> TASK INSTRUCTIONS
The data below should be printed in full, exactly, and without any of its images.

> SOURCE DATA
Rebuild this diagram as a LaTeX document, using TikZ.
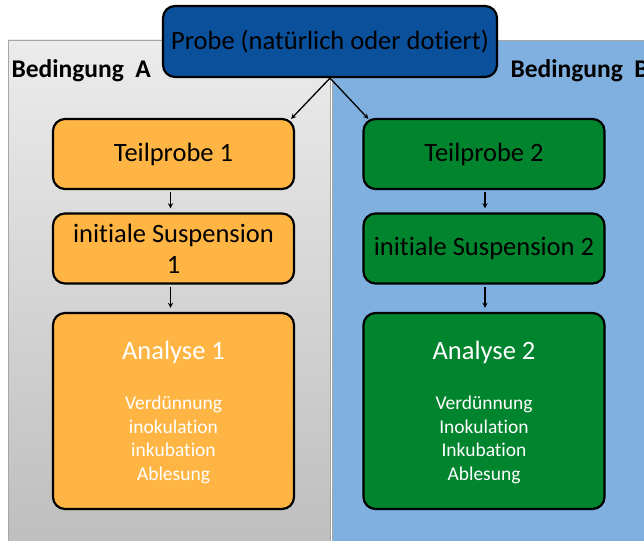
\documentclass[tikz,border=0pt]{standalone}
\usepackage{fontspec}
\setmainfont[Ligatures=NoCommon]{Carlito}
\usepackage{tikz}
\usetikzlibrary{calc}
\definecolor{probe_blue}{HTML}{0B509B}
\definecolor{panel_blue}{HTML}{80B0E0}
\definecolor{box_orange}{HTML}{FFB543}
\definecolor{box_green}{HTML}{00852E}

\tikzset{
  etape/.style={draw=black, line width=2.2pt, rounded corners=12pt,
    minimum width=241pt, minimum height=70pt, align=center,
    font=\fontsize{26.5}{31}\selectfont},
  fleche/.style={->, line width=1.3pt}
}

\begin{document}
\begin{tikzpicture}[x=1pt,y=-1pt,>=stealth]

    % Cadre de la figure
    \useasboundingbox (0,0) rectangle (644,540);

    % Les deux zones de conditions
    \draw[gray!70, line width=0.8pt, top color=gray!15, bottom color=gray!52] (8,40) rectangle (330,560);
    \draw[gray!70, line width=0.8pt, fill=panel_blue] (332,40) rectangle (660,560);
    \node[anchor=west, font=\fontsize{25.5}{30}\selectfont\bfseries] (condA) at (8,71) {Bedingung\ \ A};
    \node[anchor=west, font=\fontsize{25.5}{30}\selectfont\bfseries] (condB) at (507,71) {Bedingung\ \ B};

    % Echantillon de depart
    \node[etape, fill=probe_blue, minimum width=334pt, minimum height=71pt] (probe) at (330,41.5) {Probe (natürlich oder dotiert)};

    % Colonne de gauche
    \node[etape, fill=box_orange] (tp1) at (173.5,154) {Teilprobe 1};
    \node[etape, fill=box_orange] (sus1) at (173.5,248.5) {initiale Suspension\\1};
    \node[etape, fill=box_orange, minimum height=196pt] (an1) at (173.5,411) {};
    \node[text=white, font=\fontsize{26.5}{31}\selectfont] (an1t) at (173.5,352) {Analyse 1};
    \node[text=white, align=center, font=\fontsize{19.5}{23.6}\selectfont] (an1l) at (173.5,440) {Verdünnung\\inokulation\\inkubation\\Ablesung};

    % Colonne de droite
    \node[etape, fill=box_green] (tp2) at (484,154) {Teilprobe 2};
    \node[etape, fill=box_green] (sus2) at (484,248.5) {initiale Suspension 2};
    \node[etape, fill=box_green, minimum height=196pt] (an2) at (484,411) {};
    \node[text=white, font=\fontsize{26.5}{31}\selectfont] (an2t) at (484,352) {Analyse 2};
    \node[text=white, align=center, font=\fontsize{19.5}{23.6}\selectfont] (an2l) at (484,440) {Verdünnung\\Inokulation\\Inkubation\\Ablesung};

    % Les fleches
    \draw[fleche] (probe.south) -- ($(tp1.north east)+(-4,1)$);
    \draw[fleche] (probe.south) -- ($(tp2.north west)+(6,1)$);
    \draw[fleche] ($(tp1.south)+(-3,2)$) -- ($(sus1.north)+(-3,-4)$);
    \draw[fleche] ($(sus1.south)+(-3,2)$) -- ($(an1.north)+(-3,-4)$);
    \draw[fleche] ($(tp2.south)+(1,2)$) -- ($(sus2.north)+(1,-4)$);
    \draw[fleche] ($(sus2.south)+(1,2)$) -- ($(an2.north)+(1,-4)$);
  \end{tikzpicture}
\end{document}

> EXERCISE SOLUTION
Rebuild this diagram as a LaTeX document, using TikZ.
\documentclass[tikz,border=0pt]{standalone}
\usepackage{fontspec}
\setmainfont[Ligatures=NoCommon]{Carlito}
\usepackage{tikz}
\usetikzlibrary{calc}
\definecolor{probe_blue}{HTML}{0B509B}
\definecolor{panel_blue}{HTML}{80B0E0}
\definecolor{box_orange}{HTML}{FFB543}
\definecolor{box_green}{HTML}{00852E}

\tikzset{
  etape/.style={draw=black, line width=2.2pt, rounded corners=12pt,
    minimum width=241pt, minimum height=70pt, align=center,
    font=\fontsize{26.5}{31}\selectfont},
  fleche/.style={->, line width=1.3pt}
}

\begin{document}
\begin{tikzpicture}[x=1pt,y=-1pt,>=stealth]

    % Cadre de la figure
    \useasboundingbox (0,0) rectangle (644,540);

    % Les deux zones de conditions
    \draw[gray!70, line width=0.8pt, top color=gray!15, bottom color=gray!52] (8,40) rectangle (330,560);
    \draw[gray!70, line width=0.8pt, fill=panel_blue] (332,40) rectangle (660,560);
    \node[anchor=west, font=\fontsize{25.5}{30}\selectfont\bfseries] (condA) at (8,71) {Bedingung\ \ A};
    \node[anchor=west, font=\fontsize{25.5}{30}\selectfont\bfseries] (condB) at (507,71) {Bedingung\ \ B};

    % Echantillon de depart
    \node[etape, fill=probe_blue, minimum width=334pt, minimum height=71pt] (probe) at (330,41.5) {Probe (natürlich oder dotiert)};

    % Colonne de gauche
    \node[etape, fill=box_orange] (tp1) at (173.5,154) {Teilprobe 1};
    \node[etape, fill=box_orange] (sus1) at (173.5,248.5) {initiale Suspension\\1};
    \node[etape, fill=box_orange, minimum height=196pt] (an1) at (173.5,411) {};
    \node[text=white, font=\fontsize{26.5}{31}\selectfont] (an1t) at (173.5,352) {Analyse 1};
    \node[text=white, align=center, font=\fontsize{19.5}{23.6}\selectfont] (an1l) at (173.5,440) {Verdünnung\\inokulation\\inkubation\\Ablesung};

    % Colonne de droite
    \node[etape, fill=box_green] (tp2) at (484,154) {Teilprobe 2};
    \node[etape, fill=box_green] (sus2) at (484,248.5) {initiale Suspension 2};
    \node[etape, fill=box_green, minimum height=196pt] (an2) at (484,411) {};
    \node[text=white, font=\fontsize{26.5}{31}\selectfont] (an2t) at (484,352) {Analyse 2};
    \node[text=white, align=center, font=\fontsize{19.5}{23.6}\selectfont] (an2l) at (484,440) {Verdünnung\\Inokulation\\Inkubation\\Ablesung};

    % Les fleches
    \draw[fleche] (probe.south) -- ($(tp1.north east)+(-4,1)$);
    \draw[fleche] (probe.south) -- ($(tp2.north west)+(6,1)$);
    \draw[fleche] ($(tp1.south)+(-3,2)$) -- ($(sus1.north)+(-3,-4)$);
    \draw[fleche] ($(sus1.south)+(-3,2)$) -- ($(an1.north)+(-3,-4)$);
    \draw[fleche] ($(tp2.south)+(1,2)$) -- ($(sus2.north)+(1,-4)$);
    \draw[fleche] ($(sus2.south)+(1,2)$) -- ($(an2.north)+(1,-4)$);
  \end{tikzpicture}
\end{document}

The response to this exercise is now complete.